━━━━━ Data shown

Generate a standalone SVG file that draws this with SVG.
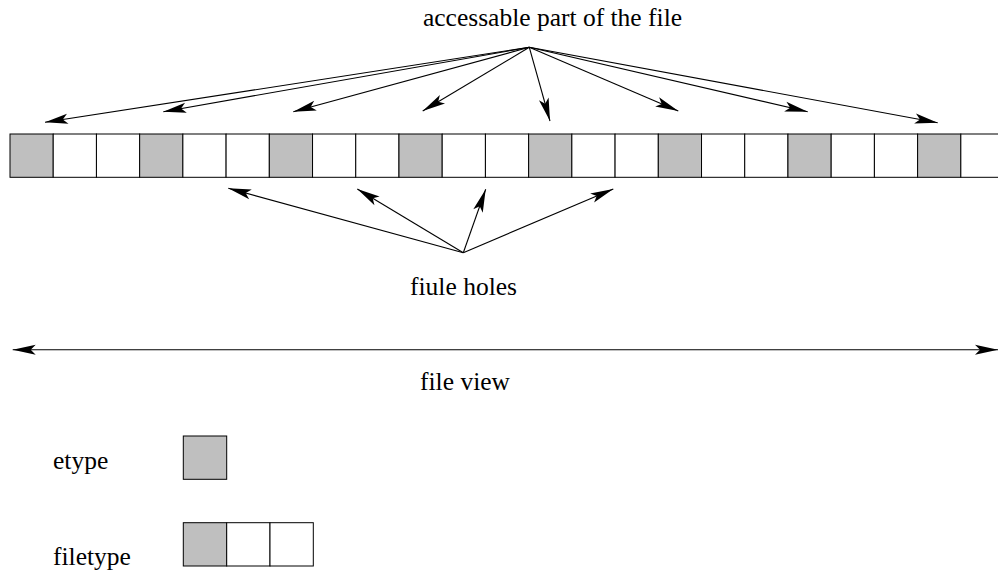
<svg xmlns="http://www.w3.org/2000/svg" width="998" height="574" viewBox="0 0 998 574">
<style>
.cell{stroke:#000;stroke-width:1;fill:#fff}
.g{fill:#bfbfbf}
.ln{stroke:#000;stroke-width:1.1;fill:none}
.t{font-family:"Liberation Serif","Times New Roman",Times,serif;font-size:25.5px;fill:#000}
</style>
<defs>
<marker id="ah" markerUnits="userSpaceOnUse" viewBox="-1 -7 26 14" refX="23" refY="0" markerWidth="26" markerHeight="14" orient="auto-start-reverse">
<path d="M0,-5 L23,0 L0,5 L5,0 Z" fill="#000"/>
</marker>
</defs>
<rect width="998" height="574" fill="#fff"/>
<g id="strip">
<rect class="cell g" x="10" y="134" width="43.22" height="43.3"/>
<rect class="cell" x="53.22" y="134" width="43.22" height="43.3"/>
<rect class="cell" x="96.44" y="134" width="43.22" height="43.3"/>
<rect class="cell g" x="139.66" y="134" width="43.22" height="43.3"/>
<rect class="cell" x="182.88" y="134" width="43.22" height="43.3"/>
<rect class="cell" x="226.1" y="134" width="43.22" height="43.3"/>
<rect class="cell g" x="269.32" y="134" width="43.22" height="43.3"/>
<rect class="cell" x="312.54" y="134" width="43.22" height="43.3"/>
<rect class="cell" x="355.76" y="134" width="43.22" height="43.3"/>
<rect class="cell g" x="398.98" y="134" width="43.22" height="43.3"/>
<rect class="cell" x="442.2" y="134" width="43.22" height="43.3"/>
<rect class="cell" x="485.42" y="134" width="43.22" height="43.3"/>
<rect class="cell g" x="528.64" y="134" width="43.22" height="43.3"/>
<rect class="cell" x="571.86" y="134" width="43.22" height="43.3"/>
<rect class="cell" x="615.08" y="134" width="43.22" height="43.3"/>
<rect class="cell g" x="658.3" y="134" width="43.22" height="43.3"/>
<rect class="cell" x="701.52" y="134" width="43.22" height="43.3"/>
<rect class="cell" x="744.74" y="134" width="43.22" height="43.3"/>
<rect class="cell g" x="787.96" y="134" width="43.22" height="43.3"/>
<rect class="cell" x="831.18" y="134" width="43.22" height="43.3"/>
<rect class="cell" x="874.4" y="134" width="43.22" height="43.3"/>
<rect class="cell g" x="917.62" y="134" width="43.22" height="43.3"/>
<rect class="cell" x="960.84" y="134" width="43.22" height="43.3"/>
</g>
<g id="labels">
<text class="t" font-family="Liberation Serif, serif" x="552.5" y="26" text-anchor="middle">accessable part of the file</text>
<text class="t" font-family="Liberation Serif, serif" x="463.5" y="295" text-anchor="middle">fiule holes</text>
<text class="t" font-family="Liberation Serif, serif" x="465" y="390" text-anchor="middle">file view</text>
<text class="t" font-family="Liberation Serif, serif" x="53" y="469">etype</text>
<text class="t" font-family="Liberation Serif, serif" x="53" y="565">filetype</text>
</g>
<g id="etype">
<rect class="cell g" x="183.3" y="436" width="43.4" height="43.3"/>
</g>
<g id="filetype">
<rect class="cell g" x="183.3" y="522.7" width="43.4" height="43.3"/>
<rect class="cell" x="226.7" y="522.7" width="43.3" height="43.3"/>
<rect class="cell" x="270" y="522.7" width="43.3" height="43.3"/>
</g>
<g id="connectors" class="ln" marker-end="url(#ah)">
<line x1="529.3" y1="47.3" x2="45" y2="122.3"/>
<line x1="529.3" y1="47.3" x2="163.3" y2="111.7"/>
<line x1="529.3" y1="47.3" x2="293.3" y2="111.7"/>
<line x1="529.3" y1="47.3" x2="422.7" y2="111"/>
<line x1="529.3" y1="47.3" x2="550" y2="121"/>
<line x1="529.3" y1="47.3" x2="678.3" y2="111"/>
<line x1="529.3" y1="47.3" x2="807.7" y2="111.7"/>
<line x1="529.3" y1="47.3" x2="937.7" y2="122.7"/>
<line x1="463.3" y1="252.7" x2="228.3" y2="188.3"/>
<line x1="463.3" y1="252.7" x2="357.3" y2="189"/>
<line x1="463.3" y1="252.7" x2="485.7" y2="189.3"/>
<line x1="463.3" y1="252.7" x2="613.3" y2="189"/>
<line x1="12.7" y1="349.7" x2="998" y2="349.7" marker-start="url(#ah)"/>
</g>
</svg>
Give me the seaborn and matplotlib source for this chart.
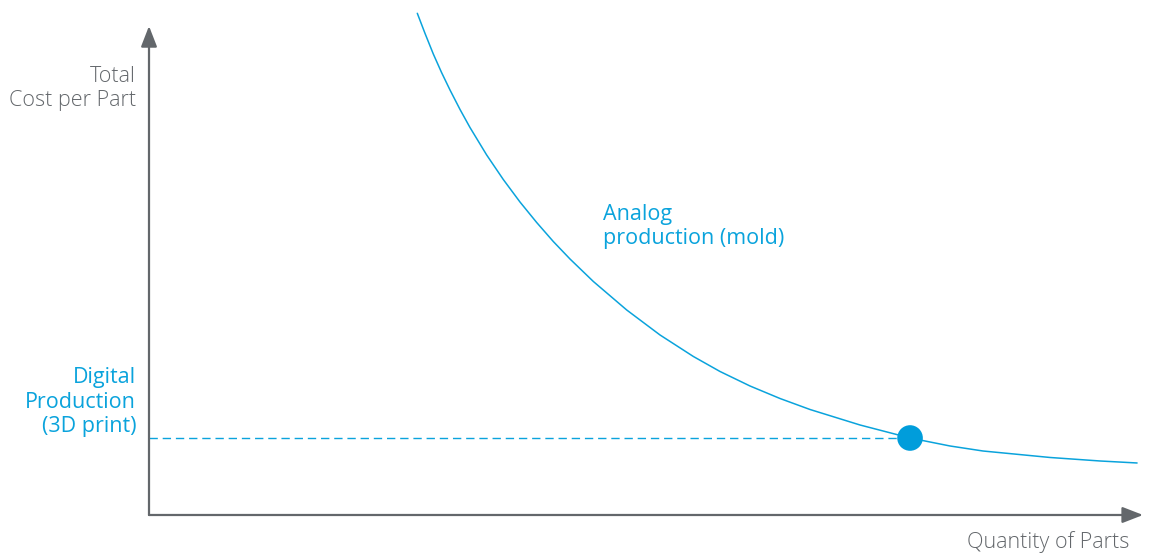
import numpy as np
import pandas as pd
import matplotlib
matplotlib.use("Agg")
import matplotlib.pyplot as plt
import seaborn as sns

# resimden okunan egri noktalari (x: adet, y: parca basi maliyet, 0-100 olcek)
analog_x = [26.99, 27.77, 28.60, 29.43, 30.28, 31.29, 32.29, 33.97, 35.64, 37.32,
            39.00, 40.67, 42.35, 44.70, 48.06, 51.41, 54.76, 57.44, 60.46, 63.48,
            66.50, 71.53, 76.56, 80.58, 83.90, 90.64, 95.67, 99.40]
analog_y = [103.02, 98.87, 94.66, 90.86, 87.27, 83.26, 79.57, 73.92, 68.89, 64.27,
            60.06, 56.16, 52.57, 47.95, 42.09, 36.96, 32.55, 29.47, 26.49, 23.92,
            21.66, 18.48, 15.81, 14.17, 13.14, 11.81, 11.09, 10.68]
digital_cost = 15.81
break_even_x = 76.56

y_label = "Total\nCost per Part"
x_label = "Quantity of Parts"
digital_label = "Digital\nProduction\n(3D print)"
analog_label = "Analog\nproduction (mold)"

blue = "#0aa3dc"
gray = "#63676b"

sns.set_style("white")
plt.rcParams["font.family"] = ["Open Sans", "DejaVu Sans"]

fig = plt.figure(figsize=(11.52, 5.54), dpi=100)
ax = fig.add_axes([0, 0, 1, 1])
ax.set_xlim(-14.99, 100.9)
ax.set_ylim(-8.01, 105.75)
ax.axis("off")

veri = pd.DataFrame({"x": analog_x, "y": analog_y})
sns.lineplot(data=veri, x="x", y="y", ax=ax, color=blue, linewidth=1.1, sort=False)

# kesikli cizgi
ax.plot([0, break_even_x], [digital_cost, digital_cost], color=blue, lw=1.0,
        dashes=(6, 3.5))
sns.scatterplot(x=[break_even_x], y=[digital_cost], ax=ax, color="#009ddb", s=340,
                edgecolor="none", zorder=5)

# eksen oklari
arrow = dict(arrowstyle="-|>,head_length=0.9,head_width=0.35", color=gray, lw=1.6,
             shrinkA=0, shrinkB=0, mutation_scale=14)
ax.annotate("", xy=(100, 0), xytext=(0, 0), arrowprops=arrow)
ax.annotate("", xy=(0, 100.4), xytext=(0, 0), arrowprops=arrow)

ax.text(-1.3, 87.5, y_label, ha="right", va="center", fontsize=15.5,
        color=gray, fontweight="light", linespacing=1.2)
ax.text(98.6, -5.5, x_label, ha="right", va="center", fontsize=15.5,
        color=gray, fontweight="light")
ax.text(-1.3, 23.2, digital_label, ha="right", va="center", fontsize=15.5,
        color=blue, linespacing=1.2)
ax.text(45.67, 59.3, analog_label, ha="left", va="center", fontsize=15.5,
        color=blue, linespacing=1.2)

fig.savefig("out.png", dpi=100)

━━━━━━━━━━
━━━━━ Data shown

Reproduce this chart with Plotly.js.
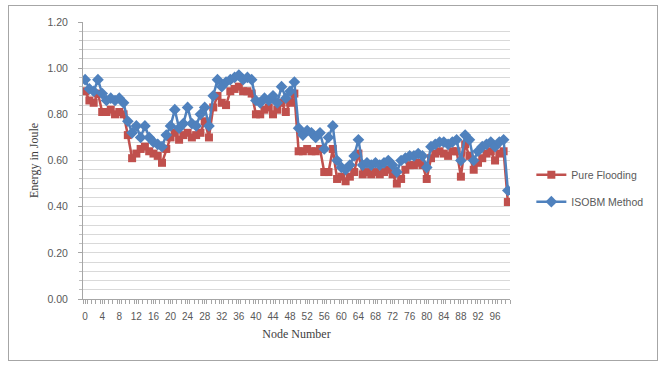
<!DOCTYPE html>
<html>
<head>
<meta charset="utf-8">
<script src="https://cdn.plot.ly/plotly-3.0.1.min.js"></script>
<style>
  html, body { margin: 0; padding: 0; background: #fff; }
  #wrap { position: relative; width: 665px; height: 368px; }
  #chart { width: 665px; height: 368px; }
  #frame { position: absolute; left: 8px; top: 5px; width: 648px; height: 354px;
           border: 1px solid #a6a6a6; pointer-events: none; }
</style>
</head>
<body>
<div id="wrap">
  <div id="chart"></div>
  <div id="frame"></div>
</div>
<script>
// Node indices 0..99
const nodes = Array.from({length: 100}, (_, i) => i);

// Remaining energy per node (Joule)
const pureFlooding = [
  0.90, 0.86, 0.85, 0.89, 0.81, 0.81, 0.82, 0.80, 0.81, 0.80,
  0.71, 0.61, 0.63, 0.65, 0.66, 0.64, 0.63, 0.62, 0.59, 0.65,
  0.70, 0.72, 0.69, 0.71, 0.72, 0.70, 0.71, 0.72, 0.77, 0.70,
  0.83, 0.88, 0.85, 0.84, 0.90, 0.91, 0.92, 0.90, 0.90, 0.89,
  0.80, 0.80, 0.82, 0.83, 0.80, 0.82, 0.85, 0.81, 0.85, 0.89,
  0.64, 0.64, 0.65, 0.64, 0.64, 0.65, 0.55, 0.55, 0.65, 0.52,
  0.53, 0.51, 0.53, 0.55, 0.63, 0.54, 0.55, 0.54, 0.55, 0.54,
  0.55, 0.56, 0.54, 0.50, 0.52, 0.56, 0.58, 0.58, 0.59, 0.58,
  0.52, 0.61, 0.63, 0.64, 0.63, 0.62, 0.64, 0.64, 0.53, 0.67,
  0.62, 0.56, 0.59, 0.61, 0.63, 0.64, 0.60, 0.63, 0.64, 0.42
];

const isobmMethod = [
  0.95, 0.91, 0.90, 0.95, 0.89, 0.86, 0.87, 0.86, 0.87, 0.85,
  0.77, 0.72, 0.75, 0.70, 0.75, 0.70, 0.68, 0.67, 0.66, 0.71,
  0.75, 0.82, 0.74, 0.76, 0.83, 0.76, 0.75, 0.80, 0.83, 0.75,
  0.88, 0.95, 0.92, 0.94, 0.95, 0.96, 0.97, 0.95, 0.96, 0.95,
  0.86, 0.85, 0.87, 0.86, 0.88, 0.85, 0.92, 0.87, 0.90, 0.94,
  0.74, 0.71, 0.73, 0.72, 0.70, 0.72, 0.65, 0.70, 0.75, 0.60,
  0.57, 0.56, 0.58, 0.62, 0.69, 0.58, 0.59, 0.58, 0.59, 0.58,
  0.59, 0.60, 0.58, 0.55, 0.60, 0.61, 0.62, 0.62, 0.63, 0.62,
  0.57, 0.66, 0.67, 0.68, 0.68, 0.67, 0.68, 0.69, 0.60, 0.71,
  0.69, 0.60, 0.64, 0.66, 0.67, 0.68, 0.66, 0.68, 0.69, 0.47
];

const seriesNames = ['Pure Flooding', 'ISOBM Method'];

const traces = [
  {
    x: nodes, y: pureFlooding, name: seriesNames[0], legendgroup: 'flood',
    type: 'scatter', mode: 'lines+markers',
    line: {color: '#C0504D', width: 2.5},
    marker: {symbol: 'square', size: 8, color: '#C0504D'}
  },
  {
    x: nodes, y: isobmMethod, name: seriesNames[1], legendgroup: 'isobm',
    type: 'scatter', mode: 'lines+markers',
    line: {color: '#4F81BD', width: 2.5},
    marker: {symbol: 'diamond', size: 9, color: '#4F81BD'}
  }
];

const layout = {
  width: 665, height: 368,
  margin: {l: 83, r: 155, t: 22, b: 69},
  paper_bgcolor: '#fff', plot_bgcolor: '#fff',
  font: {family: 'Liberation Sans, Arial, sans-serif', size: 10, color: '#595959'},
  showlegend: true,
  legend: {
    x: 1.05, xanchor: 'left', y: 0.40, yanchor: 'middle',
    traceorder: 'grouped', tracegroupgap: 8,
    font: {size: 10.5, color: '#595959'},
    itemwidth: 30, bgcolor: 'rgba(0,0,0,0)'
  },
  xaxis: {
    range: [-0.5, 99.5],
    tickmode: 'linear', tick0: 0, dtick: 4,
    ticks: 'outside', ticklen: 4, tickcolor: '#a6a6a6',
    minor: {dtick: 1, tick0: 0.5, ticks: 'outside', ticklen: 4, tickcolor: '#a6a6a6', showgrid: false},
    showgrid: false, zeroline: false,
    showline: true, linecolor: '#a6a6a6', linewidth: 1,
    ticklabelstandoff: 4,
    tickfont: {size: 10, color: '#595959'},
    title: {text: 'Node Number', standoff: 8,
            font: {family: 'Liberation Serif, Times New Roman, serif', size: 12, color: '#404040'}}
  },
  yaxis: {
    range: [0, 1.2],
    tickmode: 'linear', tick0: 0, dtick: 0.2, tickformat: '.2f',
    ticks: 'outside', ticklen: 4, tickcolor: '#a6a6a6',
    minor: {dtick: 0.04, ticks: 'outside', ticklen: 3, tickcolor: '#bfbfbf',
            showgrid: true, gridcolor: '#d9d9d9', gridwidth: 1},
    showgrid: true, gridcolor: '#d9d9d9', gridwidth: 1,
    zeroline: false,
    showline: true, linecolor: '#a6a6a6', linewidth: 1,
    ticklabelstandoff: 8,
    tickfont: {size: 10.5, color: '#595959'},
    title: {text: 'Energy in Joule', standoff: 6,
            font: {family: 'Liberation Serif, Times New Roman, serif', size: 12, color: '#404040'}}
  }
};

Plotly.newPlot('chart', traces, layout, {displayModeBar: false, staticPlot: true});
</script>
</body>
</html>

━━━━━━━━━━

Direction: Gather all lines with the string "seaborn" from the data.

Correct result:
Give me the seaborn and matplotlib source for this chart.
import seaborn as sns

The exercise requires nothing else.